I write a bit about Perrin in Wednesday's paper, but, as I've always said, so much of an interview never sees the light of day. And with Perrin, 34, having such a rich history with the Lightning, figured all of what he had to say would be interesting.
On his release: "Of course, right now, at this moment I'm disappointed. You got two weeks and you give it everything, physically and mentally, it takes a lot out of you, and for it to come on the last day, and it doesn't work out, it's disappointing. But I've survived this long by thinking positive in my career, and I try to pull positives out of every experience, and right now the positive I take out of this is that the past two or three years I haven't had as much fun playing as I think I should have, and the last two weeks has lifted my spirits and put some joy back into playing."
On his effort: "I felt great about my camp. I felt great about what I did and felt like I put it all out there, and at the end I think it came down to not that. It does make me feel better to know that it wasn't because I didn't do good enough. ... I have no regrets about anything. I told everybody how grateful I am for having given me the opportunity. With the market, and all the players available, for them to open their door to me, I feel very grateful they gave me the opportunity to show what I can do."
Where he will play next: "Finland, that's where I had the most fun playing and success."
On being cut in favor of 23-year-old Mattias Ritola: "It's a weird feeling. But I guess I've been in the game 14 years professionally, and I try to kind of understand this part of it, which is still hard to do.
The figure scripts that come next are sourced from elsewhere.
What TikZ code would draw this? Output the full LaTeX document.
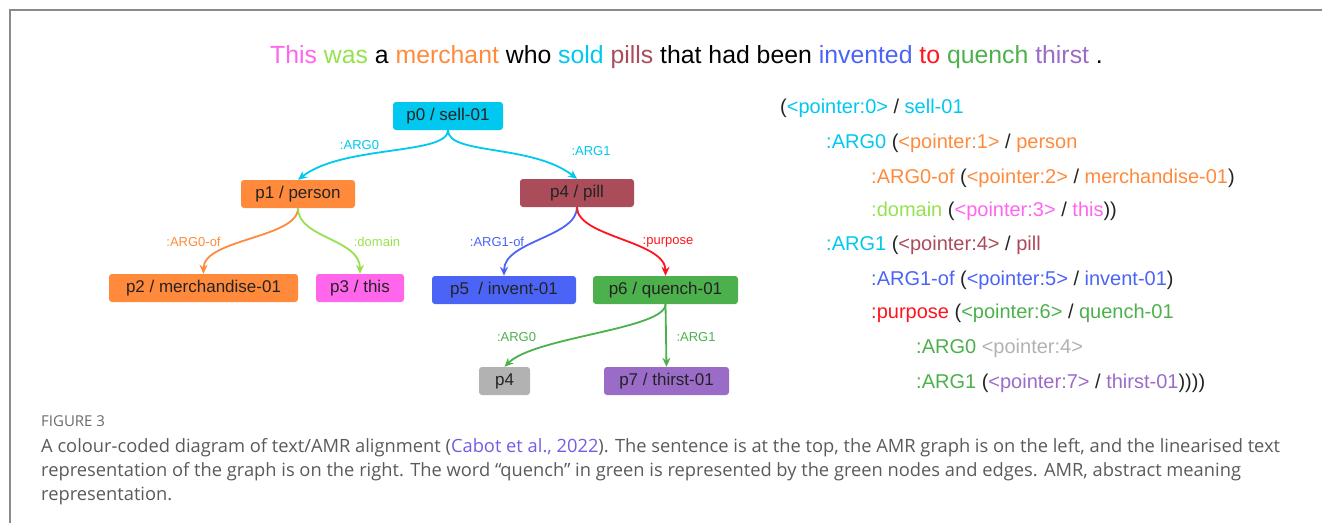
\documentclass[tikz,border=0pt]{standalone}
\usepackage{fontspec}
\setmainfont{Liberation Sans}
\newfontfamily\capfont{Open Sans}
\usetikzlibrary{arrows.meta,positioning}
\definecolor{cSell}{RGB}{0,200,238}
\definecolor{cPerson}{RGB}{255,138,60}
\definecolor{cDomain}{RGB}{150,225,80}
\definecolor{cThis}{RGB}{255,102,235}
\definecolor{cPill}{RGB}{170,76,90}
\definecolor{cInvent}{RGB}{75,100,245}
\definecolor{cPurpose}{RGB}{255,20,30}
\definecolor{cQuench}{RGB}{76,176,76}
\definecolor{cThirst}{RGB}{155,107,200}
\definecolor{cRef}{RGB}{178,178,178}
\definecolor{cDark}{RGB}{35,35,35}
\definecolor{cFrame}{RGB}{138,138,138}
\definecolor{cCap}{RGB}{90,90,90}
\definecolor{cCite}{RGB}{110,95,230}
\newcommand{\ptr}[2]{\textcolor{#1}{<pointer:#2>}}
\newcommand{\tc}[2]{\textcolor{#1}{#2}}

\begin{document}
\begin{tikzpicture}[x=1pt, y=-1pt,
  box/.style={rounded corners=3pt, minimum height=28pt, inner sep=0pt, text=cDark, font=\fontsize{17}{20}\selectfont},
  edge/.style={line width=1.8pt, -{Stealth[length=9pt,width=8pt]}},
  lbl/.style={font=\fontsize{13}{15}\selectfont, inner sep=0pt},
  amr/.style={anchor=base west, inner sep=0pt, font=\fontsize{20}{24}\selectfont, text=cDark},
  captxt/.style={anchor=base west, inner sep=0pt, text=cCap, font=\capfont\fontsize{18.3}{20}\selectfont}]
\useasboundingbox (0,0) rectangle (1322,523);
\draw[line width=2pt, cFrame] (10,523) -- (10,10) -- (1322,10);
% sentence
\node[inner sep=0pt, text=black, font=\fontsize{24.8}{30}\selectfont] (sent) at (686.5,57)
  {\tc{cThis}{This} \tc{cDomain}{was} a \tc{cPerson}{merchant} who \tc{cSell}{sold} \tc{cPill}{pills} that had been \tc{cInvent}{invented} \tc{cPurpose}{to} \tc{cQuench}{quench} \tc{cThirst}{thirst} .};
% graph nodes
\node[box, fill=cSell, minimum width=110pt] (p0) at (448,116) {p0 / sell-01};
\node[box, fill=cPerson, minimum width=114pt] (p1) at (298,194) {p1 / person};
\node[box, fill=cPill, minimum width=114pt] (p4) at (577,193) {p4 / pill};
\node[box, fill=cPerson, minimum width=189pt] (p2) at (203.5,288) {p2 / merchandise-01};
\node[box, fill=cThis, minimum width=88pt] (p3) at (360,288) {p3 / this};
\node[box, fill=cInvent, minimum width=144pt] (p5) at (504,290) {p5~ / invent-01};
\node[box, fill=cQuench, minimum width=145pt] (p6) at (665.5,290) {p6 / quench-01};
\node[box, fill=cRef, minimum width=51pt] (p4r) at (504.5,381) {p4};
\node[box, fill=cThirst, minimum width=125pt] (p7) at (666.5,381) {p7 / thirst-01};
% edges
\draw[edge, cSell] (p0.south) .. controls +(0,25) and +(45,-35) .. (p1.north);
\draw[edge, cSell] (p0.south) .. controls +(0,25) and +(-45,-35) .. (p4.north);
\draw[edge, cPerson] (p1.south) .. controls +(0,30) and +(0,-35) .. (p2.north);
\draw[edge, cDomain] (p1.south) .. controls +(0,30) and +(0,-35) .. (p3.north);
\draw[edge, cInvent] (p4.south) .. controls +(0,30) and +(0,-35) .. (p5.north);
\draw[edge, cPurpose] (p4.south) .. controls +(0,30) and +(0,-35) .. (p6.north);
\draw[edge, cQuench] (p6.south) .. controls +(0,25) and +(30,-30) .. (p4r.north);
\draw[edge, cQuench] (p6.south) -- (p7.north);
% edge labels
\path (359.5,145) node[lbl, text=cSell] (lp0a) {:ARG0};
\path (591,151) node[lbl, text=cSell] (lp0b) {:ARG1};
\path (193.5,242) node[lbl, text=cPerson] (lp1a) {:ARG0-of};
\path (377,242) node[lbl, text=cDomain] (lp1b) {:domain};
\path (497,242) node[lbl, text=cInvent] (lp4a) {:ARG1-of};
\path (668,242) node[lbl, text=cPurpose] (lp4b) {:purpose};
\path (516.5,337) node[lbl, text=cQuench] (lp6a) {:ARG0};
\path (696,337) node[lbl, text=cQuench] (lp6b) {:ARG1};
% linearised AMR
\path (780,113.5) node[amr] (l0) {(\ptr{cSell}{0} / \tc{cSell}{sell-01}};
\path (826,148.5) node[amr] (l1) {\tc{cSell}{:ARG0} (\ptr{cPerson}{1} / \tc{cPerson}{person}};
\path (871,183) node[amr] (l2) {\tc{cPerson}{:ARG0-of} (\ptr{cPerson}{2} / \tc{cPerson}{merchandise-01})};
\path (871,216.5) node[amr] (l3) {\tc{cDomain}{:domain} (\ptr{cThis}{3} / \tc{cThis}{this}))};
\path (826,250.5) node[amr] (l4) {\tc{cSell}{:ARG1} (\ptr{cPill}{4} / \tc{cPill}{pill}};
\path (871,285) node[amr] (l5) {\tc{cInvent}{:ARG1-of} (\ptr{cInvent}{5} / \tc{cInvent}{invent-01})};
\path (871,318.5) node[amr] (l6) {\tc{cPurpose}{:purpose} (\ptr{cQuench}{6} / \tc{cQuench}{quench-01}};
\path (916,353) node[amr] (l7) {\tc{cQuench}{:ARG0} \ptr{cRef}{4}};
\path (916,388.5) node[amr] (l8) {\tc{cQuench}{:ARG1} (\ptr{cThirst}{7} / \tc{cThirst}{thirst-01}))))};
% caption
\path (41,426) node[captxt, font=\capfont\fontsize{15}{17}\selectfont, text=cCap!90] (fig) {FIGURE 3};
\path (41,452) node[captxt] (c1) {A colour-coded diagram of text/AMR alignment (\tc{cCite}{Cabot et al., 2022}). The sentence is at the top, the AMR graph is on the left, and the linearised text};
\path (41,476) node[captxt] (c2) {representation of the graph is on the right. The word “quench” in green is represented by the green nodes and edges. AMR, abstract meaning};
\path (41,500) node[captxt] (c3) {representation.};
\end{tikzpicture}
\end{document}
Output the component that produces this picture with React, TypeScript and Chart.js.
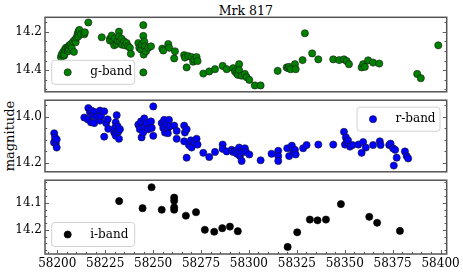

I know these guys have difficult decisions to make and have to look ahead in the future and make decisions, and that's what it came down to. I really felt like I had the skills to help them and provide something some teams don't have; versatility, I can play everywhere and jump in everywhere."
Finally, we wish Perrin well in whatever he does. His story was one of the nicest coming out of the 2003-04 season, when he got his first chance in the NHL with his buddy Marty St. Louis on a team that won the Stanley Cup. Perrin also reiterated he always will have a soft spot in his heart for the Lightning and the Tampa Bay area fans. A good guy, who deserves every success.